There was a second category of result from this work that deserves further exploration, which is what I’ll talk about for the remainder of this piece. As I mentioned, in doing the research for this piece I separated out the data by pitch type (and also therefore PitchInfo’s “pitch group”, a higher-level classification system). This allowed me to see season-scale trends in CSAA and whether any particular pitch types were consistently better than others.

In keeping with the theme of this article, I found a small but real effect. I found that pitchers consistently add strike likelihood when they throw fastballs and sliders, and subtract strike likelihood when they throw change-ups and curves. This is true both on a rate basis and by actual totals. As I said, the effect is once again small—on any given pitch, the change in probability is a small fraction of a percent—but is consistent across the years in my data set.

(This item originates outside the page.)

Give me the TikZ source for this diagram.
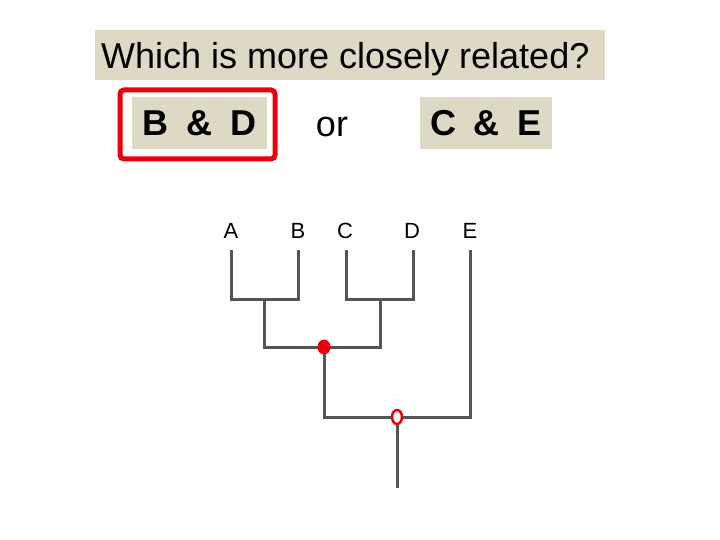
\documentclass[tikz,border=0pt]{standalone}
\usepackage{fontspec}
\setmainfont{Liberation Sans}
\definecolor{boxgray}{HTML}{DDD9C4}
\definecolor{linegray}{HTML}{555555}
\definecolor{mred}{HTML}{E8000B}
\begin{document}
\begin{tikzpicture}[x=1pt,y=-1pt,
  branch/.style={draw=linegray,line width=3pt},
  tip/.style={font=\fontsize{22}{24}\selectfont,anchor=base},
  choice/.style={fill=boxgray,font=\fontsize{36}{40}\selectfont\bfseries,inner sep=0pt}]
\useasboundingbox (0,0) rectangle (720,540);
% title
\fill[boxgray] (95,30) rectangle (605,80);
\node[anchor=base west,inner sep=0pt,font=\fontsize{36}{40}\selectfont] (title) at (101,69) {Which is more closely related?};
% choices
\node[choice,minimum width=135pt,minimum height=52pt] (bd) at (199.5,123) {B\hspace{0.5em}\&\hspace{0.5em}D};
\draw[mred,line width=5pt,rounded corners=4pt] (120,90) rectangle (275,159);
\node[font=\fontsize{36}{40}\selectfont,anchor=base,inner sep=0pt] (or) at (332,137) {or};
\node[choice,minimum width=132pt,minimum height=52pt] (ce) at (486,123) {C\hspace{0.5em}\&\hspace{0.5em}E};
% tips
\node[tip] (A) at (231,239) {A};
\node[tip] (B) at (298,239) {B};
\node[tip] (C) at (345,239) {C};
\node[tip] (D) at (412,239) {D};
\node[tip] (E) at (470,239) {E};
\coordinate (a0) at (231,250);
\coordinate (b0) at (298,250);
\coordinate (c0) at (346,250);
\coordinate (d0) at (413,250);
\coordinate (e0) at (470,250);
\coordinate (ab) at (264,299);
\coordinate (cd) at (380,299);
\coordinate (n1) at (324,347);
\coordinate (n2) at (397,417);
\coordinate (root) at (397,488);
% tree
\draw[branch] (a0) |- (ab) -| (b0);
\draw[branch] (c0) |- (cd) -| (d0);
\draw[branch] (ab) |- (n1) -| (cd);
\draw[branch] (n1) |- (n2) -| (e0);
\draw[branch] (n2) -- (root);
\fill[mred] (n1) ellipse[x radius=6.5pt,y radius=7.5pt];
\draw[mred,fill=white,line width=2.5pt] (n2) ellipse[x radius=5pt,y radius=7pt];
\end{tikzpicture}
\end{document}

Total Pitcher Effect on Called Strikes |
|||||

Pitch Group |
2012 |
2013 |
2014 |
2015 |
2016 |

Change-up |
-8.9 |
-12.5 |
-13.8 |
-8.6 |
-32.8 |

Curve |
-19.9 |
-41.0 |
-23.0 |
-32.3 |
5.0 |

Fastball |
8.2 |
21.7 |
34.6 |
9.1 |
34.0 |

Slider |
34.5 |
26.3 |
17.1 |
33.6 |
-1.0 |

Pitcher Effect on Called Strikes per 10k Pitches |
|||||

Pitch Group |
2012 |
2013 |
2014 |
2015 |
2016 |

Change-up |
-3.3 |
-4.6 |
-5.1 |
-3.2 |
-22.7 |

Curve |
-5.8 |
-12.8 |
-7.4 |
-11.5 |
3.0 |

Fastball |
0.4 |
1.1 |
1.9 |
0.5 |
3.4 |

Slider |
6.1 |
4.5 |
3.0 |
5.9 |
-0.3 |

The point of all of the above isn’t to critique the work of Jonathan, Harry, and Dan; nor is it to argue for robot umpires (and it’s only a little bit to argue in favor of Sam’s zone definition). The tininess of the effect sizes throughout indicate to me that even if the effects I found are real (which is still debatable), the benefit to accuracy is unlikely to outweigh the increase in computing costs of adding parameters to the existing CSAA model. I guess the point is just to share the observation that both calling and predicting the call of balls and strikes is really, really hard, and that way, way more factors go into it than the average fan may realize.